Companies tend to make prepayments because suppliers may insist on receiving payments before they make a supply. This is often a custom in the insurance industry, where they request for premiums before the insurer covers the insured against a risk. For the purposes of renting out commercial premises, licenses are often paid for in advance before granting right of use to the tenant. Prepayments can be made by customers who may want to benefit from discounts and economies of scale. Prepayments constitute a very popular expenditure for most entities, but most tax payers often wonder the tax status of these expenses, especially considering amendments done towards the tax status of prepayments in Zimbabwe. In this article we look at the tax status of prepayments in our legislation, highlighting amendments implemented.
Prior to 1 January 2018, there were no clear legislative rules dealing with prepaid expenses. Basically, the deductibility of prepayments was merely dependent on the general deduction rule. The rule allows for deduction of expenses that are made in the production of income or for the purposes of trade not being capital in nature. This was the basis the ZIMRA used in determining the deductibility status of prepayment incurred by entities. This was necessary in determining whether expenditure meets the deduction criteria provided by the above legislation.
A prepayment would be tested to evaluate when the expenditure was actually incurred for the production of income and not just incurred. Prepayments of a revenue nature were deductible only if they had been incurred. Thus where money had been laid out without necessarily the existence of a liability to pay, the ZIMRA would insist that the taxpayer was under no legal obligation to effect the payment and would disallow it. The term incurred was defined in ITC 542, 13 SATC 116 to mean “an actual payment or an obligation undertaken”. In Sub-Nigel Ltd v CIR 15 (1948) SATC 381 (A) it was held that the Court is not concerned whether a particular item of expenditure produced any part of the income but with whether that item of expenditure was incurred for the purpose of earning income. Matters that have been mind boggling on prepayments was whether the prepayment was to be matched with actual income generated. The production of trade income derived from the definition of “gross income” does not limit such income to a particular year of assessment but encompasses the production of income in “any year of assessment”. This position is buttressed in the case of SZ v ZIMRA.

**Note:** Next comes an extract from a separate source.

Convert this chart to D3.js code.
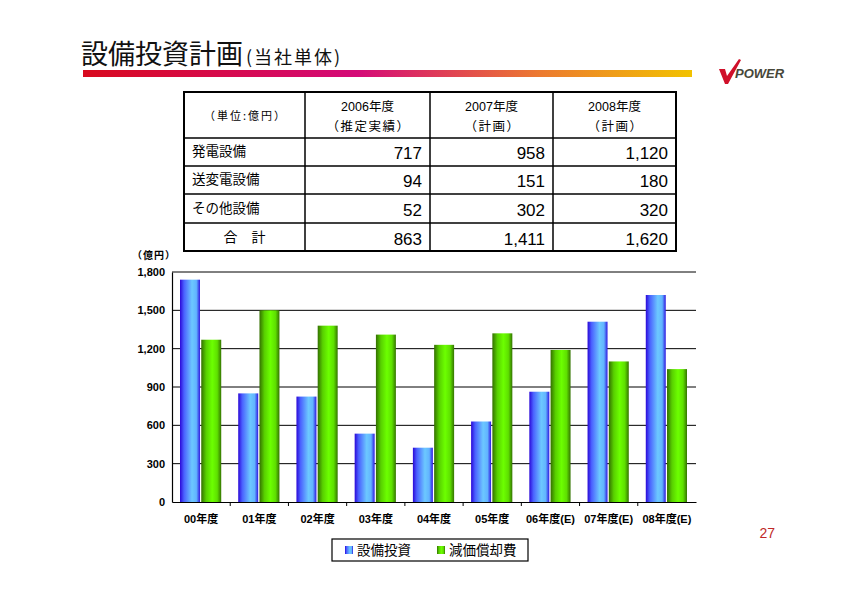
<!DOCTYPE html>
<html>
<head>
<meta charset="utf-8">
<script src="https://cdn.jsdelivr.net/npm/d3@7/dist/d3.min.js"></script>
<style>
  body { margin: 0; background: #fff; }
  svg { display: block; }
  text { font-family: "Liberation Sans", "Noto Sans CJK JP", sans-serif; }
  .jp { font-family: "Noto Sans CJK JP", sans-serif; }
</style>
</head>
<body>
<div id="chart"></div>
<script>
// chart data
var years = ["00年度", "01年度", "02年度", "03年度", "04年度", "05年度", "06年度(E)", "07年度(E)", "08年度(E)"];
var capex = [1740, 850, 825, 535, 425, 630, 863, 1411, 1620];
var depreciation = [1270, 1500, 1380, 1310, 1230, 1320, 1190, 1100, 1040];
var yTicks = [0, 300, 600, 900, 1200, 1500, 1800];
var seriesNames = ["設備投資", "減価償却費"];

// table data
var colHeads = [["2006年度", "（推定実績）"], ["2007年度", "（計画）"], ["2008年度", "（計画）"]];
var rowLabels = ["発電設備", "送変電設備", "その他設備"];
var rowValues = [
    [717, 958, 1120],
    [94, 151, 180],
    [52, 302, 320]
];

var width = 842,
    height = 595;

var svg = d3.select("#chart").append("svg")
    .attr("width", width)
    .attr("height", height);

var defs = svg.append("defs");

// title bar gradient
var tg = defs.append("linearGradient").attr("id", "titlebar");
[[0, "#d80a1e"], [0.45, "#d40a78"], [0.75, "#ec7a30"], [1, "#f2c200"]].forEach(function (s) {
    tg.append("stop").attr("offset", s[0]).attr("stop-color", s[1]);
});

// bar gradients
var barStops = {
    blue: [[0, "#2a08d8"], [0.2, "#4a60ff"], [0.6, "#6cc8ff"], [0.82, "#62b4ff"], [1, "#2e18e0"]],
    green: [[0, "#347000"], [0.25, "#58d000"], [0.55, "#6cff00"], [0.8, "#5ee000"], [1, "#347400"]]
};
Object.keys(barStops).forEach(function (k) {
    var g = defs.append("linearGradient").attr("id", "grad_" + k);
    barStops[k].forEach(function (s) {
        g.append("stop").attr("offset", s[0]).attr("stop-color", s[1]);
    });
});

// title
var title = svg.append("text")
    .attr("class", "jp")
    .attr("x", 81)
    .attr("y", 64)
    .attr("fill", "#111");
title.append("tspan").attr("font-size", "27px").text("設備投資計画");
title.append("tspan")
    .attr("font-size", "18px")
    .attr("dx", 3)
    .attr("letter-spacing", "2px")
    .text("(当社単体)");

svg.append("rect")
    .attr("x", 83).attr("y", 70)
    .attr("width", 609).attr("height", 7)
    .attr("fill", "url(#titlebar)");

// logo
var logo = svg.append("g").attr("transform", "translate(718,63)");
logo.append("path")
    .attr("d", "M1,6 L7,6 L9,13 L21,-4 L23,-3 L10,21 L7,21 Z")
    .attr("fill", "#d0102a");
logo.append("text")
    .attr("x", 17).attr("y", 15)
    .attr("font-size", "13px")
    .attr("font-weight", "bold")
    .attr("font-style", "italic")
    .attr("fill", "#47473a")
    .text("POWER");

// ---- table ----
var tX = [184, 305, 430, 553, 676],
    tY = [92, 138, 166, 194, 223, 251];

var tbl = svg.append("g");

var totals = colHeads.map(function (d, j) {
    return d3.sum(rowValues, function (r) { return r[j]; });
});
var fmt = d3.format(",");

tbl.append("text")
    .attr("x", (tX[0] + tX[1]) / 2 + 1)
    .attr("y", 120)
    .attr("text-anchor", "middle")
    .attr("font-size", "11px")
    .attr("letter-spacing", "2px")
    .attr("class", "jp")
    .text("（単位:億円）");

colHeads.forEach(function (h, j) {
    var cx = (tX[j + 1] + tX[j + 2]) / 2;
    tbl.append("text")
        .attr("x", cx).attr("y", 111)
        .attr("text-anchor", "middle")
        .attr("font-size", "12.5px")
        .text(h[0]);
    tbl.append("text")
        .attr("x", cx + 1).attr("y", 131)
        .attr("text-anchor", "middle")
        .attr("font-size", "12.5px")
        .attr("letter-spacing", "1.5px")
        .attr("class", "jp")
        .text(h[1]);
});

rowLabels.forEach(function (lab, i) {
    var y = (tY[i + 1] + tY[i + 2]) / 2 + 5;
    tbl.append("text")
        .attr("x", 192).attr("y", y - 1)
        .attr("font-size", "13.5px")
        .attr("class", "jp")
        .text(lab);
    rowValues[i].forEach(function (v, j) {
        tbl.append("text")
            .attr("x", tX[j + 2] - 8).attr("y", y + 2)
            .attr("text-anchor", "end")
            .attr("font-size", "17px")
            .text(fmt(v));
    });
});

tbl.append("text")
    .attr("x", (tX[0] + tX[1]) / 2)
    .attr("y", 242)
    .attr("text-anchor", "middle")
    .attr("font-size", "14px")
    .attr("class", "jp")
    .text("合　計");
totals.forEach(function (v, j) {
    tbl.append("text")
        .attr("x", tX[j + 2] - 8).attr("y", 245)
        .attr("text-anchor", "end")
        .attr("font-size", "17px")
        .text(fmt(v));
});

// table lines
tY.slice(1, -1).forEach(function (y) {
    tbl.append("line")
        .attr("x1", tX[0]).attr("x2", tX[4])
        .attr("y1", y).attr("y2", y)
        .attr("stroke", "#000").attr("stroke-width", 1.5);
});
tX.slice(1, -1).forEach(function (x) {
    tbl.append("line")
        .attr("x1", x).attr("x2", x)
        .attr("y1", tY[0]).attr("y2", tY[5])
        .attr("stroke", "#000").attr("stroke-width", 1.5);
});
tbl.append("rect")
    .attr("x", tX[0]).attr("y", tY[0])
    .attr("width", tX[4] - tX[0]).attr("height", tY[5] - tY[0])
    .attr("fill", "none")
    .attr("stroke", "#000").attr("stroke-width", 2);

// ---- bar chart ----
var plot = { left: 172, right: 696, top: 272, bottom: 502 };

var x = d3.scaleBand()
    .domain(years)
    .range([plot.left, plot.right]);

var xs = d3.scaleBand()
    .domain([0, 1])
    .range([8, x.bandwidth() - 9])
    .paddingInner(0.06);

var y = d3.scaleLinear()
    .domain([0, 1800])
    .range([plot.bottom, plot.top]);

var chart = svg.append("g");

// grid lines
chart.selectAll(".grid")
    .data(yTicks.slice(1))
    .enter().append("line")
    .attr("x1", plot.left).attr("x2", plot.right)
    .attr("y1", function (d) { return y(d); })
    .attr("y2", function (d) { return y(d); })
    .attr("stroke", "#000").attr("stroke-width", 1);

// bars
var series = [capex, depreciation],
    fills = ["url(#grad_blue)", "url(#grad_green)"];

series.forEach(function (vals, s) {
    chart.selectAll(".bar" + s)
        .data(vals)
        .enter().append("rect")
        .attr("x", function (d, i) { return x(years[i]) + xs(s); })
        .attr("width", xs.bandwidth())
        .attr("y", function (d) { return y(d); })
        .attr("height", function (d) { return y(0) - y(d); })
        .attr("fill", fills[s]);
});

// y axis
var yAxis = d3.axisLeft(y)
    .tickValues(yTicks)
    .tickSize(0)
    .tickPadding(7)
    .tickFormat(d3.format(","));

var yg = chart.append("g")
    .attr("transform", "translate(" + plot.left + ",0)")
    .call(yAxis);
yg.select(".domain").attr("stroke", "#000").attr("stroke-width", 1.2);
yg.selectAll("text")
    .attr("font-size", "11px")
    .attr("font-weight", "bold")
    .attr("fill", "#000");

// x axis
var xAxis = d3.axisBottom(x)
    .tickSize(0)
    .tickPadding(13);

var xg = chart.append("g")
    .attr("transform", "translate(0," + plot.bottom + ")")
    .call(xAxis);
xg.select(".domain").attr("stroke", "#000").attr("stroke-width", 1.2);
xg.selectAll("text")
    .attr("font-size", "11px")
    .attr("font-weight", "bold")
    .attr("fill", "#000");

// category divider ticks
xg.selectAll(".divtick")
    .data(years.slice(1))
    .enter().append("line")
    .attr("x1", function (d) { return x(d); })
    .attr("x2", function (d) { return x(d); })
    .attr("y1", 0).attr("y2", 4)
    .attr("stroke", "#000");

// unit label
svg.append("text")
    .attr("class", "jp")
    .attr("x", 132).attr("y", 259)
    .attr("font-size", "10px")
    .attr("font-weight", "bold")
    .attr("letter-spacing", "1px")
    .text("（億円）");

// legend
var lg = svg.append("g").attr("transform", "translate(332,539)");
lg.append("rect")
    .attr("width", 196).attr("height", 22)
    .attr("fill", "#fff")
    .attr("stroke", "#000").attr("stroke-width", 1.2);
var legX = [13, 105];
seriesNames.forEach(function (name, s) {
    lg.append("rect")
        .attr("x", legX[s]).attr("y", 7)
        .attr("width", 8).attr("height", 8)
        .attr("fill", fills[s]);
    lg.append("text")
        .attr("class", "jp")
        .attr("x", legX[s] + 12).attr("y", 16)
        .attr("font-size", "13.5px")
        .text(name);
});

// page number
svg.append("text")
    .attr("x", 775).attr("y", 538)
    .attr("text-anchor", "end")
    .attr("font-family", "Liberation Serif, serif")
    .attr("font-size", "14px")
    .attr("fill", "#c02828")
    .text("27");
</script>
</body>
</html>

However, some payments like insurance premiums and license renewals, an insurance cover or licensing cannot commence until full payment has been received. Such an insurance cover or licensing may span into another financial year. An unconditional obligation to pay for premium arises prior to cover. Premium is due prior to cover. A policy will only be issued upon the insured paying the insurance premium, therefore the unconditional obligation to pay arises prior to cover. The court had an opportunity to deal with insurance premium in the case of DEB v ZIMRA but the court lumped up the concept together with that of prepayment of excise without actually dissecting how an insurance operates, which leaves the areas still subject to debate. Generally such expenditure is allowable as a deduction as long as it complied with the requirements of s15 (2) (a). Furthermore, it was the practice of the ZIMRA to disallow prepayments for goods and only to allow prepayments for services when a taxpayer is under contractual obligation to make the payment. This was regardless of the fact that all revenue nature amounts received in advance by a person would constitute gross in terms of section 8 (1) of the Income Tax Act. This meant that a taxpayer would include prepayments received in advance in its gross income in the year they are received and deduct prepayments paid for goods in advance in the following year.
With effect from 1 January 2018, the Finance Tax Act of 2018 clarified the position regarding prepayments. The new law provided for the apportionment of prepaid expenses in the determination of taxable income over the years of assessments in which the goods, services or benefits are used up. The amendment ensured expenditure in respect of income to be received or accrued in the future years of assessment is reported when income accrued or was received. This change aligned the Zimbabwean legislation in line with the South African practice and accounting practice. Meanwhile, a similar change was effected to income received in advance and this is no longer taxed in the year of receipt with effect from 1 January 2018 but in the year in which it relates.
In conclusion, our courts have reinstated that prepayments have always been disallowed. The coming in of the Finance Act amendment of 2018 gave clarity to the deductibility of prepayments by entities. This is so because the new amendment aligned the treatment of the expense in accounting and tax terms, and this made it easier for tax payers who struggled with implementing tax rules, being more comfortable with the accounting rules. In essence, the International Accounting Standard number 1 (IAS 1) is the basis for a prepayment being recorded as a current asset in the period of payment, and being later on recognised as an expense when the obligation to pay the expense falls due. Hence no adjustment is needed for tax if a prepayment is not recognised as an expense in the year of payment.